According to him, the volume of oil and gas spending in Russia decreased during 2015 and 2016 — that is, chronologically it coincided with the period of recession.
''The main and practically the only driver of the Russian economy growth was the oil and gas sector and other raw materials companies. GDP growth is closely linked to periods of growth in oil and other commodities. Since 2011, oil growth has stopped, and this has led to economic stagnation,'' he adds.
At the same time, some indicators characterizing the state of the economy stopped growing already back in 2013, when the average price of Urals oil was $107,9 per barrel.
''All previous crises in Russia occurred simultaneously with the crises of the world economy. The specifics of 2014-2015 is that no crisis was in the world economy: America was growing, Europe was growing, China was growing, India was growing, but we were falling,'' says economist Sergey Khestanov.
In addition, the crisis of 2014-2015 was the first crisis in which geopolitics manifested itself, ''Both in 1998 and in 2008, the attitude towards Russia, in general, was benevolent, it had never occurred to anyone that there would be any sanctions,'' he adds.
The decade and a half that passed since the late nineties was successful for the Russian economy: the country's GDP grew almost continuously from 1999 to 2014 inclusive.

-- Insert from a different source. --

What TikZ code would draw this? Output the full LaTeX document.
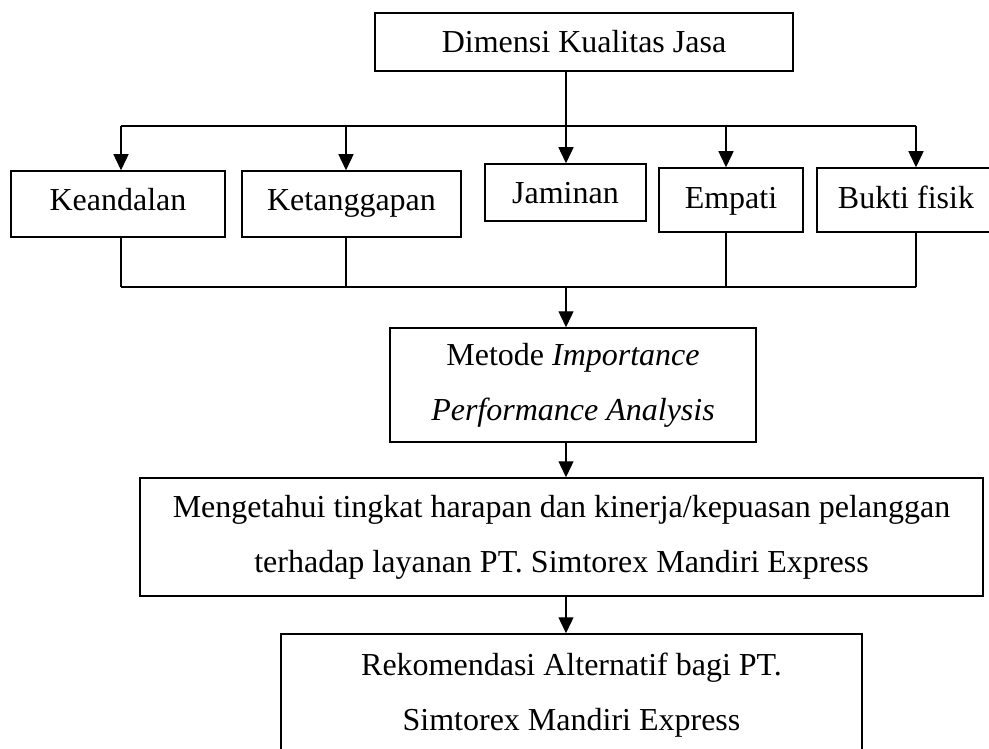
\documentclass[tikz,border=0pt]{standalone}
\usepackage{fontspec}
\setmainfont{Liberation Serif}
\usetikzlibrary{arrows.meta}
\begin{document}
\begin{tikzpicture}[x=1pt,y=-1pt,
  box/.style={draw, line width=1.5pt, inner sep=0pt, font=\fontsize{32}{55}\selectfont},
  mbox/.style={box, align=center},
  conn/.style={line width=1.4pt},
  arr/.style={conn, -{Triangle[length=16pt,width=15pt]}}]
\useasboundingbox (0,0) rectangle (989,749);
\clip (0,0) rectangle (989,749);

\node[box, minimum width=418pt, minimum height=58pt, text height=22pt, text depth=0pt] (dim) at (584,42) {Dimensi Kualitas Jasa};

\node[box, minimum width=214pt, minimum height=66pt, text height=22pt, text depth=8pt] (kea) at (118,204) {Keandalan};
\node[box, minimum width=219pt, minimum height=66pt, text height=22pt, text depth=8pt] (ket) at (351.5,204) {Ketanggapan};
\node[box, minimum width=161pt, minimum height=57pt, text height=22pt, text depth=0pt] (jam) at (565.5,192.5) {Jaminan};
\node[box, minimum width=144pt, minimum height=64pt, text height=22pt, text depth=6pt] (emp) at (731,200) {Empati};
\node[box, minimum width=178pt, minimum height=64pt, text height=22pt, text depth=6pt] (buk) at (906,200) {Bukti fisik};

\node[mbox, minimum width=366pt, minimum height=114pt] (met) at (573,385) {Metode \textit{Importance}\\\textit{Performance Analysis}};
\node[mbox, minimum width=843pt, minimum height=118pt] (men) at (561.5,537) {Mengetahui tingkat harapan dan kinerja/kepuasan pelanggan\\terhadap layanan PT. Simtorex Mandiri Express};
\node[mbox, minimum width=581pt, minimum height=122pt] (rek) at (571.5,695) {Rekomendasi Alternatif bagi PT.\\Simtorex Mandiri Express};

% top distribution
\coordinate (jl) at (121,126);
\coordinate (j2) at (346,126);
\coordinate (jt) at (566,126);
\coordinate (j4) at (726,126);
\coordinate (jr) at (916,126);
\draw[conn] (dim.south -| jt) -- (jt);
\draw[conn] (jl) -- (jr);
\draw[arr] (jl) -- (jl |- kea.north);
\draw[arr] (j2) -- (j2 |- ket.north);
\draw[arr] (jt) -- (jt |- jam.north);
\draw[arr] (j4) -- (j4 |- emp.north);
\draw[arr] (jr) -- (jr |- buk.north);

% bottom collection
\coordinate (bl) at (121,287);
\coordinate (b2) at (346,287);
\coordinate (bm) at (566,287);
\coordinate (b4) at (726,287);
\coordinate (br) at (916,287);
\draw[conn] (bl |- kea.south) -- (bl);
\draw[conn] (b2 |- ket.south) -- (b2);
\draw[conn] (b4 |- emp.south) -- (b4);
\draw[conn] (br |- buk.south) -- (br);
\draw[conn] (bl) -- (br);

\draw[arr] (bm) -- (bm |- met.north);
\draw[arr] (met.south -| bm) -- (bm |- men.north);
\draw[arr] (men.south -| bm) -- (bm |- rek.north);
\end{tikzpicture}
\end{document}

The model based on raw materials exports worked and gave certain results — in the fight against poverty, the formation of the middle class.
The share of poor households decreased 2,7-fold from 29% (42,3 million people) to 10,8% (15,5 million people) from 2000 to 2013. In the 2000s it was the period of formation of the system of consumer and mortgage lending. Gradually, the level of welfare of citizens increased: in 2000, it was an average of 19,2 square metres of housing per inhabitant, in 2013- 23,4 metres; almost a third of Russians had private cars before the crisis.
However, the worked-out model gradually began to fail. This became apparent in 2013, when industrial growth slowed from 2,6% a year earlier to 0,3%; investments in fixed assets fell by 0,3% after an increase of 6,7% in 2012; the dynamics of retail trade turnover decreased from 5,9% to 3,9%.
The reason for this slowdown, according to the ministry of economic development, was a decline in prices and demand for major Russian goods: in the first half of 2013 Urals oil cost by 4,9% less than in January-June 2012; gas fell by 8,7%, aluminium — by 7,7%, copper — by 6,8%, and nickel — by 12,4%.
On 6 December 2013, Prime Minister Dmitry Medvedev at a meeting with journalists of five TV channels admitted that the situation in the economy was ''quite complex'' — like in most developed and rapidly developing countries: ''I've recently used this term — acid state.'' Nevertheless, he encouraged, Russia has economic growth (''however, small''), and ''maybe even better situation than in Europe and in a number of other countries''.
The ministry of economic development also kept a usual optimistic stance. In its initial basic macro forecast, published on 23 October 2013, it was said that in 2014-2016 the price of oil would not fall below $100 per barrel, and the economy would grow by 3-3,3% a year. Two months later, on 27 December 2013, the ministry clarified the forecast: expectations for GDP growth in 2014 were reduced to 2,5%. But neither one nor the other forecast was destined to come true.